[Plotting code records]
<<<<

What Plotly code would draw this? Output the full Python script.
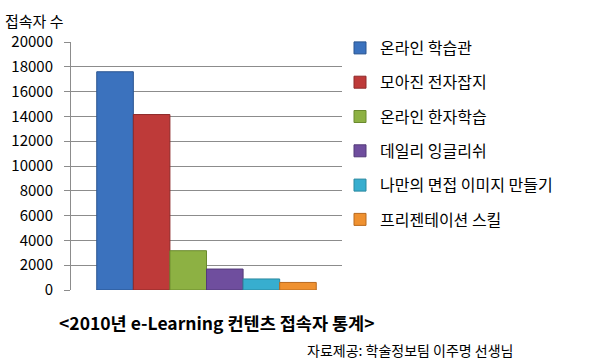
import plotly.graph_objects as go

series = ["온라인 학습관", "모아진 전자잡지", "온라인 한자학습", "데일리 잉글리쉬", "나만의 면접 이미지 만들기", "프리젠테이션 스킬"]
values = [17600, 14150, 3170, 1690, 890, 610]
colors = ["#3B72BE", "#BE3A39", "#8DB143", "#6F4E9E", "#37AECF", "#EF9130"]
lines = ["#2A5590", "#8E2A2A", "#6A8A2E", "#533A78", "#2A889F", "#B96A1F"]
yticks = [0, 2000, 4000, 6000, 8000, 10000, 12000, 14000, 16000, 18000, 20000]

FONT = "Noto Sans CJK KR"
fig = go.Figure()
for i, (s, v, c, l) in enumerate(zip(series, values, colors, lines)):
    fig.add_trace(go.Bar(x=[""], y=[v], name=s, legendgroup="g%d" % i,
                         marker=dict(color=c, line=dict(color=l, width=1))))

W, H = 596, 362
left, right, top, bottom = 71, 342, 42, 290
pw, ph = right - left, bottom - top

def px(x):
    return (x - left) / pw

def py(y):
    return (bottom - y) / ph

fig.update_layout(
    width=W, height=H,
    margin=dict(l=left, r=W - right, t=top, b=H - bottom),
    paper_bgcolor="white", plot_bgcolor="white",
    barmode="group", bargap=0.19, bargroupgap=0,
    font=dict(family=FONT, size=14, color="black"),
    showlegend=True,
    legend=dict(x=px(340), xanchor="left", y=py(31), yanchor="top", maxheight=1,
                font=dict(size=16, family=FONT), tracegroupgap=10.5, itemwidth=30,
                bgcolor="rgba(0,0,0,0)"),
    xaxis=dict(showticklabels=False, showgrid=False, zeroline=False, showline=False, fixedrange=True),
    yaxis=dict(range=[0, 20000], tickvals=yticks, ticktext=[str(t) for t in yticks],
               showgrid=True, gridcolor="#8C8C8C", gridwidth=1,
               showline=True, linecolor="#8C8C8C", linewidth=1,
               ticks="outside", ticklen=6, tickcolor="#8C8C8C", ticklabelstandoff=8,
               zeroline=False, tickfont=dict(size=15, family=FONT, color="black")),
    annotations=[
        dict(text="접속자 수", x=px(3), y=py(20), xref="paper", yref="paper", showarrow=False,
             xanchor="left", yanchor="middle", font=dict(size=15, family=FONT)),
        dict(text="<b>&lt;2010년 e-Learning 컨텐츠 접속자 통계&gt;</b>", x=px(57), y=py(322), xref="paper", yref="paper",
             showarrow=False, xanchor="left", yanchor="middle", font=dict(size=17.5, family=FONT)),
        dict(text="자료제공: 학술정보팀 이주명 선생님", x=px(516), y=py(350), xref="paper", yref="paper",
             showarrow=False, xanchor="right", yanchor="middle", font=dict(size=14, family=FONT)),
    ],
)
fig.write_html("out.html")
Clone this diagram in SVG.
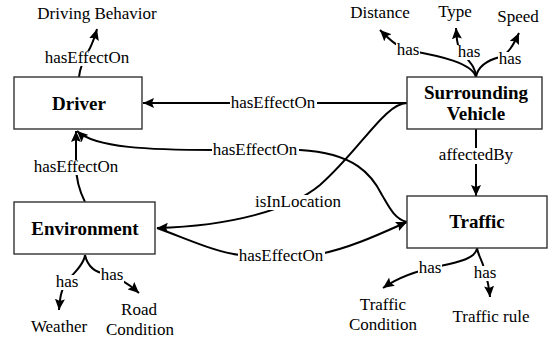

>>>>

### Request
Beginning with the first line of the records above, extract each line exactly through the line that holds "import plotly.graph_objects as go", both ends included. Omit pictures.

### Solved exercise
What Plotly code would draw this? Output the full Python script.
import plotly.graph_objects as go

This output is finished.